Aaron “tenderlove” Patterson took a BMW shifter and converted it into a Bluetooth keyboard that can control Vim. There’s an image in your chapter data and Aaron says a promo video is coming soon. For now, you can think of it as a very over-engineered Vim clutch.

Piet Terheyden has been curating beautiful & functional websites daily since 2013. That’s a long time! Check the site at minimal.gallery if you’re in need of some inspration, or subscribe to the weekly newsletter to keep up with the latest in minimal design.

Retool’s Ryan Lucas put together a gorgeous and comprehensive treatment of the history and legacy of Visual Basic. The lede: How Visual Basic became the world’s most dominant programming environment, its sudden fall from grace, and why its influence is still shaping the future of software development. This is a must-see, if not a must-read.
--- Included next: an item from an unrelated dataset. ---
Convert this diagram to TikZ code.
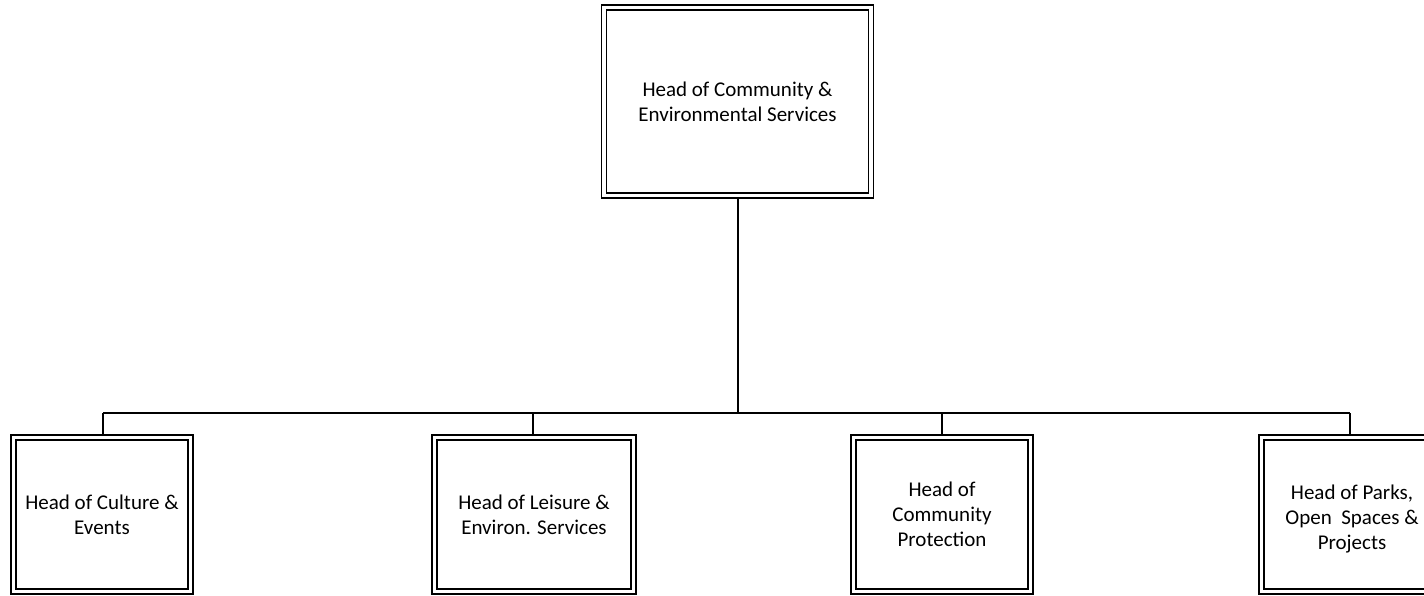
\documentclass[tikz,border=0pt]{standalone}
\usepackage{fontspec}
\setmainfont{Carlito}
\begin{document}
\begin{tikzpicture}[x=1pt,y=-1pt,
  post/.style={draw, line width=1.5pt, double, double distance=3.5pt,
    rectangle, inner sep=0pt, outer sep=3.25pt, align=center,
    font=\fontsize{21}{24.8}\selectfont},
  link/.style={line width=1.6pt}]
\useasboundingbox (0,0) rectangle (1424,595);
\clip (0,0) rectangle (1424,595);

% top post
\node[post, minimum width=266.6pt, minimum height=188pt,
  font=\fontsize{21}{25}\selectfont] (head) at (737.5,101.5)
  {Head of Community \&\\Environmental Services};

% second level posts
\node[post, minimum width=177pt, minimum height=154pt] (culture) at (102,514.5)
  {Head of Culture \&\\Events};
\node[post, minimum width=199pt, minimum height=154pt] (leisure) at (534,514.5)
  {Head of Leisure \&\\Environ. Services};
\node[post, minimum width=177pt, minimum height=154pt] (protect) at (942,514.5)
  {Head of\\Community\\Protection};
\node[post, minimum width=181pt, minimum height=154pt] (parks) at (1352,514.5)
  {\rule{0pt}{23pt}Head of Parks,\\Open~ Spaces \&\\Projects};

% bus line and drops
\coordinate (bus) at (737.5,413);
\coordinate (j1) at (103,413);
\coordinate (j2) at (533,413);
\coordinate (j3) at (942,413);
\coordinate (j4) at (1350,413);
\draw[line width=2pt] (head.south) -- (bus);
\draw[link] (j1) -- (j4);
\draw[link] (j1) -- (j1 |- culture.north);
\draw[link] (j2) -- (j2 |- leisure.north);
\draw[link] (j3) -- (j3 |- protect.north);
\draw[link] (j4) -- (j4 |- parks.north);
\end{tikzpicture}
\end{document}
Turns out it’s easy for an open source project to buy fake GitHub stars. And the fine folks at Dagster shared two approaches to detecting them. This might help explain the somewhat extreme lengths I’ve had to go to recently to keep spammers and malware purveyors out of Changelog Nightly. That’s our automated, nightly email that unearths the top new and top starred projects on GitHub before they blow up. Lately, it’s been unearthing these fakesters.

Mastodon hit 10 million accounts yesterday after gaining 151k+ in the last week alone. Why the sudden growth in accounts? There are many theories in the announcement post’s replies.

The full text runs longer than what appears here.